In life, I have always been extremely “loud,” most definitely not somber.

It is only in recent years that I have realized that silence has an incredible power, of which I previously did not know the meaning. It can be said that I truly learned to love myself in just the last two years. I came to the realization that I need at least three hours a day just for myself. I didn’t know where to find those hours, and in the end I decided to get up earlier. Every day I wake up at 5:30am to practice yoga, read and meditate. It is something I have realized that I need since I came back to live here, and it cannot be an accident. This is my soul place. 

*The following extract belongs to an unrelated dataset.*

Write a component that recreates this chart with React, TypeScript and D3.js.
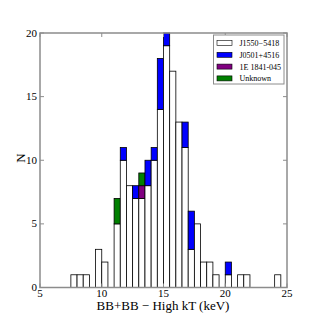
import React from "react";
import * as d3 from "d3";

const binStarts = [7.5, 8, 8.5, 9, 9.5, 10, 10.5, 11, 11.5, 12, 12.5, 13, 13.5, 14, 14.5, 15, 15.5, 16, 16.5, 17, 17.5, 18, 18.5, 19, 19.5, 20, 20.5, 21, 21.5, 22, 22.5, 23, 23.5, 24];
const j1550 = [1, 1, 1, 0, 3, 2, 0, 5, 10, 8, 7, 7, 8, 10, 14, 19, 17, 13, 11, 3, 5, 2, 2, 1, 0, 1, 0, 1, 1, 0, 0, 0, 0, 1];
const j0501 = [0, 0, 0, 0, 0, 0, 0, 0, 1, 0, 1, 0, 2, 1, 4, 1, 0, 0, 2, 3, 0, 0, 0, 0, 0, 1, 0, 0, 0, 0, 0, 0, 0, 0];
const e1841 = [0, 0, 0, 0, 0, 0, 0, 0, 0, 0, 0, 1, 0, 0, 0, 0, 0, 0, 0, 0, 0, 0, 0, 0, 0, 0, 0, 0, 0, 0, 0, 0, 0, 0];
const unknown = [0, 0, 0, 0, 0, 0, 0, 2, 0, 0, 0, 1, 0, 0, 0, 0, 0, 0, 0, 0, 0, 0, 0, 0, 0, 0, 0, 0, 0, 0, 0, 0, 0, 0];
const binWidth = 0.5;

const seriesNames = ["J1550\u22125418", "J0501+4516", "1E 1841-045", "Unknown"];
const seriesColors = ["#ffffff", "#0000ff", "#800080", "#008000"];
const seriesData = [j1550, j0501, e1841, unknown];

const xTicks = [5, 10, 15, 20, 25];
const yTicks = [0, 5, 10, 15, 20];

export default function App() {
  const left = 40, right = 287, top = 33, bottom = 287.5;
  const x = d3.scaleLinear().domain([5, 25]).range([left, right]);
  const y = d3.scaleLinear().domain([0, 20]).range([bottom, top]);
  const font = "'Liberation Serif', 'DejaVu Serif', serif";
  const frame = "#8c8c8c";

  const rects: React.ReactNode[] = [];
  binStarts.forEach((b, i) => {
    let base = 0;
    seriesData.forEach((s, k) => {
      const v = s[i];
      if (v > 0) {
        rects.push(
          <rect
            key={`${i}-${k}`}
            x={x(b)}
            width={x(b + binWidth) - x(b)}
            y={y(base + v)}
            height={y(base) - y(base + v)}
            fill={seriesColors[k]}
            stroke="#000"
            strokeWidth={0.8}
          />
        );
      }
      base += v;
    });
  });

  return (
    <svg width={320} height={320} style={{ position: "absolute", left: 0, top: 0, background: "#fff" }}>
      <rect x={0} y={0} width={320} height={320} fill="#fff" />
      {rects}
      <rect x={left} y={top} width={right - left} height={bottom - top} fill="none" stroke={frame} strokeWidth={1.5} />
      {xTicks.map((t) => (
        <g key={"x" + t}>
          <line x1={x(t)} x2={x(t)} y1={bottom} y2={bottom - 4} stroke={frame} strokeWidth={1} />
          <line x1={x(t)} x2={x(t)} y1={top} y2={top + 4} stroke={frame} strokeWidth={1} />
          <text x={x(t)} y={bottom + 9.5} textAnchor="middle" fontFamily={font} fontSize={11} fill="#000">{t}</text>
        </g>
      ))}
      {yTicks.map((t) => (
        <g key={"y" + t}>
          <line x1={left} x2={left + 4} y1={y(t)} y2={y(t)} stroke={frame} strokeWidth={1} />
          <line x1={right} x2={right - 4} y1={y(t)} y2={y(t)} stroke={frame} strokeWidth={1} />
          <text x={left - 3} y={y(t) + 3.5} textAnchor="end" fontFamily={font} fontSize={11} fill="#000">{t}</text>
        </g>
      ))}
      <text x={163} y={310} textAnchor="middle" fontFamily={font} fontSize={13} fill="#000">BB+BB − High kT (keV)</text>
      <text transform={`translate(25,158) rotate(-90)`} textAnchor="middle" fontFamily={font} fontSize={13} fill="#000">N</text>
      <g>
        <rect x={213.5} y={35} width={70.5} height={49} fill="#fff" stroke={frame} strokeWidth={1} />
        {seriesNames.map((n, k) => (
          <g key={n}>
            <rect x={217} y={40.5 + k * 11.8} width={15} height={5} fill={seriesColors[k]} stroke="#000" strokeWidth={0.6} />
            <text x={239.5} y={46 + k * 11.8} fontFamily={font} fontSize={8} fill="#000">{n}</text>
          </g>
        ))}
      </g>
    </svg>
  );
}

It’s now hard for me to believe that I came back here after an emotional downfall. I was in Rome, and I met the wrong person in the Roman jet set. I had to start all over again. I reinvented myself as a tour operator. The first time I left I was 17, heading for London. Until then I had lived in my cocoon and it was only then I began to understand what real life looked like. Of course, being gay in Rome or in a European city is different than in a provincial town.

When I opened my restaurant here, the walls of my business were vandalized and I suffered several personal attacks.

I even filed reports with the police for that. But I truly believe that I have to thank those who hated me — by narrating all this hatred to my parents and to the police, I was able to rationalize it and understand just how ridiculous it was. 

I would like to get married one day. I imagine my wedding at the castle of Riomaggiore, officated by a queer queen. There is only one reason why I would be willing to change my life and city: love. For the rest, the quality of life here is unparalleled in the world. 

I also dream of having a child with assisted fertilization, I talked about it with my family and they agree. Who would have thought? Just think, the first time my parents referred to one of my potential “partners” was when I was 42 years old — just a few weeks ago.

The last time I was on stage was in 2009, at the Sistine theater in Rome. I was acting the part of Count Fersen in the Lady Oscar show. The first time I was on stage was when I was 7 and on “Saturday at the Zecchino d’Oro,” a famous TV show for kids in Italy. 

My life has always been a bit of a roller coaster, it’s only now that I really long for serenity. I’m drinking this spritz right now only to make the conversation more fluid, to let down some inhibitory brakes. What I consider my greatest success is certainly my restaurant, ‘Mamma Mia.’ It was brave of me to set up a venue in Riomaggiore and to name it after a musical —  and what a musical, by the way — it was definitely something unheard of. Fried fish and Latin music, can you imagine the havoc it wreaked in the village? And yet, South American couples used to stop by to dance outside the venue. 

By nature, I am someone who always imposes himself in a very strong way, but I do also know when to go back. I sold the restaurant when we were at the crest of the wave, and I sold it to Chinese people — this too, in its own way, was something new in the independent and self-sufficient Cinque Terre. 

Beyond the meetings in my artistic and professional path, I wouldn’t be the person I am today without my mother.

To me, my mother represents the quintessence of strength, while bearing the cross of suffering the way Catholic church taught us.

For what, then? She’s waiting for a wonderful afterlife that — between us, we can say it — will never come. And yet, she’s always there with an extra smile for everyone. Just like me, like the lotus from the mud. 

The most significant day for me in this place was August 8, 2013, when I organized the ‘Briomaggiore’ event which brought more than 1,400 people to the village. By all accounts, it was the first time that the spirit of the grape festival was felt again, a tradition that was eventually brought back to the village. 

We had no money, so we decided to decorate all the doors just with white sheets. The next morning I saw the town completely covered in white, with tourists also laying handkerchiefs to be part of the party: I cried like a baby. 

The last poem of my book is dedicated to Riomaggiore. It couldn’t be otherwise, for me this place was my beginning and I cannot imagine an end that does not encompass it.”